- _What the exercise asks_:
For the data below, report only the number of lines containing the string "chart".

- _Material for this task_:

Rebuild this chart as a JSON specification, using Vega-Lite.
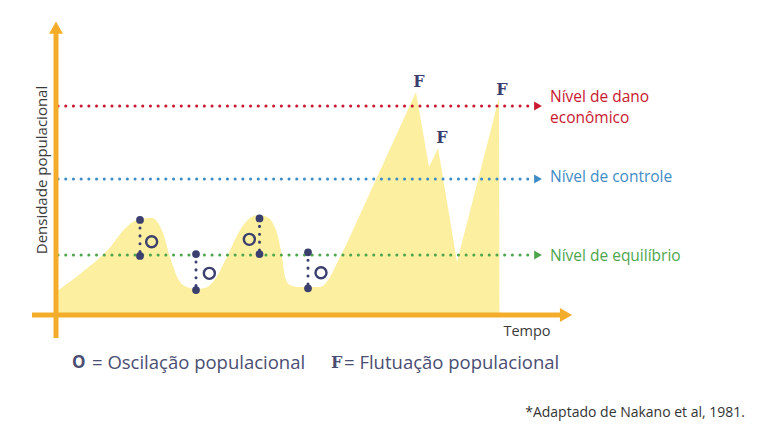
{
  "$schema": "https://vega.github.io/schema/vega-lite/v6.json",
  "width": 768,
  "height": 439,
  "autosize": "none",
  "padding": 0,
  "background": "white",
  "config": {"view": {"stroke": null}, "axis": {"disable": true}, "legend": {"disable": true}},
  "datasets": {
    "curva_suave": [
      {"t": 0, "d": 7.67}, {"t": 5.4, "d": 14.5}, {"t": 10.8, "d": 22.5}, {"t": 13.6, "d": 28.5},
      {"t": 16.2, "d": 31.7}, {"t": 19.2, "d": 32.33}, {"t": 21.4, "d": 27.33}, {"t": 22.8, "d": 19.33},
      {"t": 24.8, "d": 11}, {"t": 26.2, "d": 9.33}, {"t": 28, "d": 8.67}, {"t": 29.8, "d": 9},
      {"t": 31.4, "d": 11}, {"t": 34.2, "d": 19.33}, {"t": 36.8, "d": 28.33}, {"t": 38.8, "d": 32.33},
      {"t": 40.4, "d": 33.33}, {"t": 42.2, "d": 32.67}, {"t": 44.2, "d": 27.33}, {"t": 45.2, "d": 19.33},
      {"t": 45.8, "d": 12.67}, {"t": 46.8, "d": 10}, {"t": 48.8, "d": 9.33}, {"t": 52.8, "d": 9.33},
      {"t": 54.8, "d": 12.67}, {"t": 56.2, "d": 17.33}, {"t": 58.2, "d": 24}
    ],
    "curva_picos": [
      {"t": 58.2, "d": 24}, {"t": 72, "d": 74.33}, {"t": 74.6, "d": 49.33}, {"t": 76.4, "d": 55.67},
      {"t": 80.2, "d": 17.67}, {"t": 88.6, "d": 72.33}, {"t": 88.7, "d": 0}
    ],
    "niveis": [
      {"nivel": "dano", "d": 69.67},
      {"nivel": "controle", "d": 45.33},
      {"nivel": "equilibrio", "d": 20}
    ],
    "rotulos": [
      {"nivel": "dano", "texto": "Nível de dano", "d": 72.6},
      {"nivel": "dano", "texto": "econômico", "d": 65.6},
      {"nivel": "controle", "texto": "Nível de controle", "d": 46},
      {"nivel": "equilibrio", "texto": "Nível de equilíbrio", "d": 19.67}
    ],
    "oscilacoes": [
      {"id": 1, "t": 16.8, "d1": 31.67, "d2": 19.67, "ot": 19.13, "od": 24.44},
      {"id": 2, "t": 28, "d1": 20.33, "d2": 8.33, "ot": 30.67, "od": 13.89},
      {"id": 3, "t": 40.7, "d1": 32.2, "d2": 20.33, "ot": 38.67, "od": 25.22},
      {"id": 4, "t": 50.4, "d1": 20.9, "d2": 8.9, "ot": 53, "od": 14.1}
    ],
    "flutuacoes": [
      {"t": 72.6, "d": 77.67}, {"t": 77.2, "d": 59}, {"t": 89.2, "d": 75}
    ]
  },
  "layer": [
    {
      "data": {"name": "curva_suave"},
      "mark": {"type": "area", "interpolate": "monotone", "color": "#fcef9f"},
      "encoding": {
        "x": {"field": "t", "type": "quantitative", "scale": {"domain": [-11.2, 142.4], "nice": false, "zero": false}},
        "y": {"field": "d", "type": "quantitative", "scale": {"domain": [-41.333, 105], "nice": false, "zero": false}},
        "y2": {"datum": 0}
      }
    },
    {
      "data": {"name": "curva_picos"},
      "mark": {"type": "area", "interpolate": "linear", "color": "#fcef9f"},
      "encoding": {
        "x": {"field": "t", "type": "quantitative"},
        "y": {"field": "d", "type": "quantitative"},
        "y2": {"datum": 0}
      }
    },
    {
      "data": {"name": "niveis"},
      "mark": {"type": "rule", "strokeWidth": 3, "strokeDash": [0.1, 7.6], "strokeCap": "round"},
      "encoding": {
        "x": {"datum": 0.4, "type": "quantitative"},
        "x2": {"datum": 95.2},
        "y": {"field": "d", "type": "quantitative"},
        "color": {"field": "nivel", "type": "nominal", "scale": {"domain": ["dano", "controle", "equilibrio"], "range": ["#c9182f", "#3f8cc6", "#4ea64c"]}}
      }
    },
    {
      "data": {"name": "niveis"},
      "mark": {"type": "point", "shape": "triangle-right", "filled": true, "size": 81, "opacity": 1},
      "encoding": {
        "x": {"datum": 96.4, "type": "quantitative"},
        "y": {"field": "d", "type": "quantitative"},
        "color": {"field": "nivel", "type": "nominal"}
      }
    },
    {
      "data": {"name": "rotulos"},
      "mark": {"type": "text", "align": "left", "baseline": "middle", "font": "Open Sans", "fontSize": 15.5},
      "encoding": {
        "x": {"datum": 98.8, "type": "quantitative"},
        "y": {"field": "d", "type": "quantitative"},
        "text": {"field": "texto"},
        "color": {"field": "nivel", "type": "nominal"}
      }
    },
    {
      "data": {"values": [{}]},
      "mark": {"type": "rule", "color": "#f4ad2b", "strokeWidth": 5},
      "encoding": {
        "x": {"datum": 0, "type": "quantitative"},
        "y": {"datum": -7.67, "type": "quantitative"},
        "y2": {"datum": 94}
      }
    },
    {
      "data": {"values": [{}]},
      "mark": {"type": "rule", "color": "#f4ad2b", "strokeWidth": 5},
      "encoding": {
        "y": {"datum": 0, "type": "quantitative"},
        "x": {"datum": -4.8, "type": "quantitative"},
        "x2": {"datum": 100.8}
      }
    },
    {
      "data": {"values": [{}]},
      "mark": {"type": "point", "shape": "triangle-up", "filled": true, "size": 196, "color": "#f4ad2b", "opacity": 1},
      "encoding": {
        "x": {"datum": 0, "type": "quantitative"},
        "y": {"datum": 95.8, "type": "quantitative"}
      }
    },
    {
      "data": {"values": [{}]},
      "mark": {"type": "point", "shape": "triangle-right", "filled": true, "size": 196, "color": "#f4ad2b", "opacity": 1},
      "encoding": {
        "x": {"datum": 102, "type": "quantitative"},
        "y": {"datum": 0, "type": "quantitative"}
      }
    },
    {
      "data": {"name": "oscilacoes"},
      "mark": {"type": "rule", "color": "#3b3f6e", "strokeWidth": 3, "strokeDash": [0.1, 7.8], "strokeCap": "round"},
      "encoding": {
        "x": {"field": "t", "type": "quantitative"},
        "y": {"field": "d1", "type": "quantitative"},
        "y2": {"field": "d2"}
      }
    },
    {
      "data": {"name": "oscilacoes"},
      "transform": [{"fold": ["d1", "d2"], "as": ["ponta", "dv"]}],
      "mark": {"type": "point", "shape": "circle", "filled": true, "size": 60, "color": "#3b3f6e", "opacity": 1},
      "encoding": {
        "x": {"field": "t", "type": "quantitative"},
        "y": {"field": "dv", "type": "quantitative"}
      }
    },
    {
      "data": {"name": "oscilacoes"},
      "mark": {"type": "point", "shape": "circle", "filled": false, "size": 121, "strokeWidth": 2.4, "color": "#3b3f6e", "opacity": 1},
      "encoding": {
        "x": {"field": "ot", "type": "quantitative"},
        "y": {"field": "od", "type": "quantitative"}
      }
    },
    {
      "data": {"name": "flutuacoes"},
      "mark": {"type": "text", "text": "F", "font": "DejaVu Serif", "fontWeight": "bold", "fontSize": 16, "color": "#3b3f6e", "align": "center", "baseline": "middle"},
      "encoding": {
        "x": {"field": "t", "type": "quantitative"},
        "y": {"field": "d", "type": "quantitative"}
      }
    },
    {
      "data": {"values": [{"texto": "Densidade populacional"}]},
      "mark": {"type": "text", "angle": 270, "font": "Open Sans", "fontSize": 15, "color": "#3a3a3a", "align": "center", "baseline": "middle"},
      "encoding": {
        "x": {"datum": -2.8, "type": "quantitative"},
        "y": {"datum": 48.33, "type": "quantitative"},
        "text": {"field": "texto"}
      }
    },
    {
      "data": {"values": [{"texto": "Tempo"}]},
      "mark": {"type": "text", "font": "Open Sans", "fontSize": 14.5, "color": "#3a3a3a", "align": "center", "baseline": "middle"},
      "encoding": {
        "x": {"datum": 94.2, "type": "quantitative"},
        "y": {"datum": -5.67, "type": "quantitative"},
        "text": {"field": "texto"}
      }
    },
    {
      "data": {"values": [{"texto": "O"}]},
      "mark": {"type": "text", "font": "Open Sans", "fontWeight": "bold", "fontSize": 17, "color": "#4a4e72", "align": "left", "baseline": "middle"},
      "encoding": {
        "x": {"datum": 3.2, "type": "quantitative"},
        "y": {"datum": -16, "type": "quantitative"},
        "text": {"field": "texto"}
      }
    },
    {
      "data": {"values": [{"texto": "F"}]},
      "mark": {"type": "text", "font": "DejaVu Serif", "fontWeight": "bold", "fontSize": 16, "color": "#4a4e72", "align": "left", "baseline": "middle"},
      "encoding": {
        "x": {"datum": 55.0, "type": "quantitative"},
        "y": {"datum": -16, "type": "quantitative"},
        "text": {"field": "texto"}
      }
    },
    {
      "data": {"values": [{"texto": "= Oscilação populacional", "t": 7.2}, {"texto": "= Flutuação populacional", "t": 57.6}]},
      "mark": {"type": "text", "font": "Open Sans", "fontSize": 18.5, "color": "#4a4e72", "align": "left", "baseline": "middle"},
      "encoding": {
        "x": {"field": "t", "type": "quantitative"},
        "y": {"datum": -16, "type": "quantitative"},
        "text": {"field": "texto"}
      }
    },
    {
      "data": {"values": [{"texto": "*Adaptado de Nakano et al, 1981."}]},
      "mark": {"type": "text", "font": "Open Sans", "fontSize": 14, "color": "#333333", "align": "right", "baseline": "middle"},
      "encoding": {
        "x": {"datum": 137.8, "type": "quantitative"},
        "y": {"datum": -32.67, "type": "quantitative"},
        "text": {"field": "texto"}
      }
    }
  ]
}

...

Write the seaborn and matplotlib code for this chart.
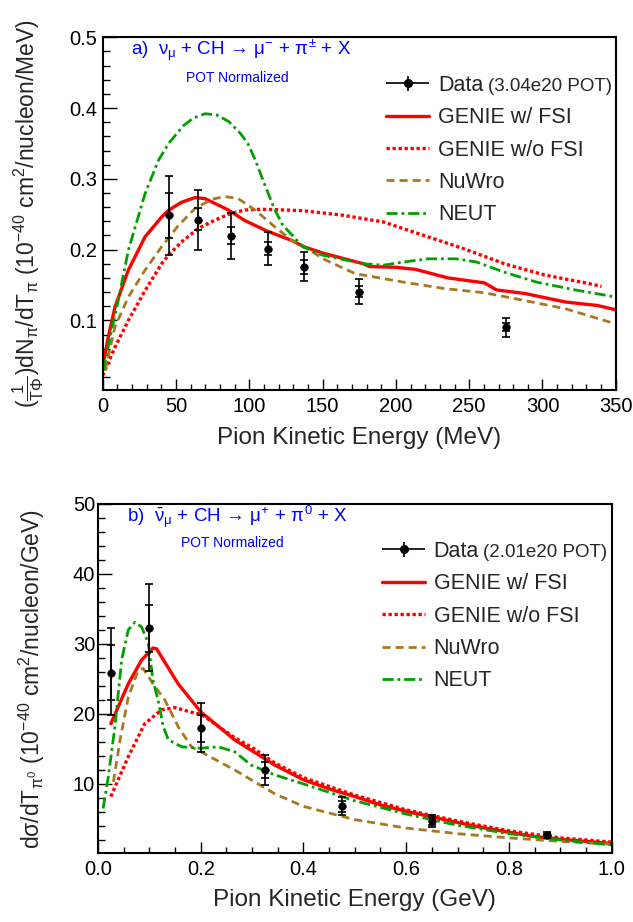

- _Solved problem_:
2